_TASK TO CARRY OUT_:
Write out all of the lines below, exactly and completely.

_STORED DATA_:

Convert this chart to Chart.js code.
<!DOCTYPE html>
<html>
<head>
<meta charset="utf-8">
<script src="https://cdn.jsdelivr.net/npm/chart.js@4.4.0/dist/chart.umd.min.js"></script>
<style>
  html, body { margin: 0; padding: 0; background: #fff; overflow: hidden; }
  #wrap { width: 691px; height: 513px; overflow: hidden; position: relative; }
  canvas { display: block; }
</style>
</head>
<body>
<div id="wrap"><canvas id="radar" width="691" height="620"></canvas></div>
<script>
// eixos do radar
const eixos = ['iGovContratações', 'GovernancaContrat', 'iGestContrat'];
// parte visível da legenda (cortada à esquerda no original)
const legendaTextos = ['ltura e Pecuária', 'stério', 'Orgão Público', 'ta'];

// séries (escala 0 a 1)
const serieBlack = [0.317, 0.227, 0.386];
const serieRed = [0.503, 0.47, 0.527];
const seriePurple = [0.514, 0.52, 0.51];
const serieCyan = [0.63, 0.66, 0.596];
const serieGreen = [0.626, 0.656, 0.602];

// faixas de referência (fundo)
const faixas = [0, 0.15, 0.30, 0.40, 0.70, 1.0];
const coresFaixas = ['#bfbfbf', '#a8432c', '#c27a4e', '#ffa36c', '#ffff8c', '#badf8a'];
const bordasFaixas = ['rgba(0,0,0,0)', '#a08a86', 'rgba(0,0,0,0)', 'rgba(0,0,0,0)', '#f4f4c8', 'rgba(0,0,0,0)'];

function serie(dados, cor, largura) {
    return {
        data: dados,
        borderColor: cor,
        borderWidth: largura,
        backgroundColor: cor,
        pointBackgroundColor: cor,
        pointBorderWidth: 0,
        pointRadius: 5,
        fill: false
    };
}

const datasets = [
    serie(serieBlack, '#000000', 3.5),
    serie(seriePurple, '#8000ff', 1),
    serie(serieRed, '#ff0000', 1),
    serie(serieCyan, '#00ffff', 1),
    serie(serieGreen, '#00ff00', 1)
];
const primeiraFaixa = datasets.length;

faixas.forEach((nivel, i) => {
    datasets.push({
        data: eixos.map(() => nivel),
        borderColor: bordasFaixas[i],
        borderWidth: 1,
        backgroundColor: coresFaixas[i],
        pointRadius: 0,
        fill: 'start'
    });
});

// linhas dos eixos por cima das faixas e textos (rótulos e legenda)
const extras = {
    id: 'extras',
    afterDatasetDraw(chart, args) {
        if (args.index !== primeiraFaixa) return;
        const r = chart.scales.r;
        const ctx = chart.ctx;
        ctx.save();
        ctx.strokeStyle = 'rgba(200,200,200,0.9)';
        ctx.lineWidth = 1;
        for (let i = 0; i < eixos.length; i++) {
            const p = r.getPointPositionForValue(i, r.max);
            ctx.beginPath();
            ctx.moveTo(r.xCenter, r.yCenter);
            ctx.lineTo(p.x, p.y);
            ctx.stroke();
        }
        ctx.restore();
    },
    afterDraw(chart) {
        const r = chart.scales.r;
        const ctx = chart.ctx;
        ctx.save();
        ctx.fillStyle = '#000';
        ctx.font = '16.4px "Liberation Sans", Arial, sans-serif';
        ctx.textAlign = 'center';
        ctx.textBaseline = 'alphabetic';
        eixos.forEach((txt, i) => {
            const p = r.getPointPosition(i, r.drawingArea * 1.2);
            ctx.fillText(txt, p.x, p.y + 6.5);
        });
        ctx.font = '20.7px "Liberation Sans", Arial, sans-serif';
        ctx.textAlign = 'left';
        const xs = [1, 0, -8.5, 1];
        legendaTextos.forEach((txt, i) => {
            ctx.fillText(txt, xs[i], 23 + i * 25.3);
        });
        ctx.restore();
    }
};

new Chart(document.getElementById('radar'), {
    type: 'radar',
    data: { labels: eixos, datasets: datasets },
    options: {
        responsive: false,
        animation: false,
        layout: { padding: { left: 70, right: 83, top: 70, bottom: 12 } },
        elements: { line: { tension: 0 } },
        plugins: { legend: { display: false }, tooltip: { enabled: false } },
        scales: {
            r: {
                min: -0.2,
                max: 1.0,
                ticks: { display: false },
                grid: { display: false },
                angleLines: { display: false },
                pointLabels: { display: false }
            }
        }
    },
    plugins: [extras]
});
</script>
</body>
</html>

_EXERCISE ANSWER_:
Convert this chart to Chart.js code.
<!DOCTYPE html>
<html>
<head>
<meta charset="utf-8">
<script src="https://cdn.jsdelivr.net/npm/chart.js@4.4.0/dist/chart.umd.min.js"></script>
<style>
  html, body { margin: 0; padding: 0; background: #fff; overflow: hidden; }
  #wrap { width: 691px; height: 513px; overflow: hidden; position: relative; }
  canvas { display: block; }
</style>
</head>
<body>
<div id="wrap"><canvas id="radar" width="691" height="620"></canvas></div>
<script>
// eixos do radar
const eixos = ['iGovContratações', 'GovernancaContrat', 'iGestContrat'];
// parte visível da legenda (cortada à esquerda no original)
const legendaTextos = ['ltura e Pecuária', 'stério', 'Orgão Público', 'ta'];

// séries (escala 0 a 1)
const serieBlack = [0.317, 0.227, 0.386];
const serieRed = [0.503, 0.47, 0.527];
const seriePurple = [0.514, 0.52, 0.51];
const serieCyan = [0.63, 0.66, 0.596];
const serieGreen = [0.626, 0.656, 0.602];

// faixas de referência (fundo)
const faixas = [0, 0.15, 0.30, 0.40, 0.70, 1.0];
const coresFaixas = ['#bfbfbf', '#a8432c', '#c27a4e', '#ffa36c', '#ffff8c', '#badf8a'];
const bordasFaixas = ['rgba(0,0,0,0)', '#a08a86', 'rgba(0,0,0,0)', 'rgba(0,0,0,0)', '#f4f4c8', 'rgba(0,0,0,0)'];

function serie(dados, cor, largura) {
    return {
        data: dados,
        borderColor: cor,
        borderWidth: largura,
        backgroundColor: cor,
        pointBackgroundColor: cor,
        pointBorderWidth: 0,
        pointRadius: 5,
        fill: false
    };
}

const datasets = [
    serie(serieBlack, '#000000', 3.5),
    serie(seriePurple, '#8000ff', 1),
    serie(serieRed, '#ff0000', 1),
    serie(serieCyan, '#00ffff', 1),
    serie(serieGreen, '#00ff00', 1)
];
const primeiraFaixa = datasets.length;

faixas.forEach((nivel, i) => {
    datasets.push({
        data: eixos.map(() => nivel),
        borderColor: bordasFaixas[i],
        borderWidth: 1,
        backgroundColor: coresFaixas[i],
        pointRadius: 0,
        fill: 'start'
    });
});

// linhas dos eixos por cima das faixas e textos (rótulos e legenda)
const extras = {
    id: 'extras',
    afterDatasetDraw(chart, args) {
        if (args.index !== primeiraFaixa) return;
        const r = chart.scales.r;
        const ctx = chart.ctx;
        ctx.save();
        ctx.strokeStyle = 'rgba(200,200,200,0.9)';
        ctx.lineWidth = 1;
        for (let i = 0; i < eixos.length; i++) {
            const p = r.getPointPositionForValue(i, r.max);
            ctx.beginPath();
            ctx.moveTo(r.xCenter, r.yCenter);
            ctx.lineTo(p.x, p.y);
            ctx.stroke();
        }
        ctx.restore();
    },
    afterDraw(chart) {
        const r = chart.scales.r;
        const ctx = chart.ctx;
        ctx.save();
        ctx.fillStyle = '#000';
        ctx.font = '16.4px "Liberation Sans", Arial, sans-serif';
        ctx.textAlign = 'center';
        ctx.textBaseline = 'alphabetic';
        eixos.forEach((txt, i) => {
            const p = r.getPointPosition(i, r.drawingArea * 1.2);
            ctx.fillText(txt, p.x, p.y + 6.5);
        });
        ctx.font = '20.7px "Liberation Sans", Arial, sans-serif';
        ctx.textAlign = 'left';
        const xs = [1, 0, -8.5, 1];
        legendaTextos.forEach((txt, i) => {
            ctx.fillText(txt, xs[i], 23 + i * 25.3);
        });
        ctx.restore();
    }
};

new Chart(document.getElementById('radar'), {
    type: 'radar',
    data: { labels: eixos, datasets: datasets },
    options: {
        responsive: false,
        animation: false,
        layout: { padding: { left: 70, right: 83, top: 70, bottom: 12 } },
        elements: { line: { tension: 0 } },
        plugins: { legend: { display: false }, tooltip: { enabled: false } },
        scales: {
            r: {
                min: -0.2,
                max: 1.0,
                ticks: { display: false },
                grid: { display: false },
                angleLines: { display: false },
                pointLabels: { display: false }
            }
        }
    },
    plugins: [extras]
});
</script>
</body>
</html>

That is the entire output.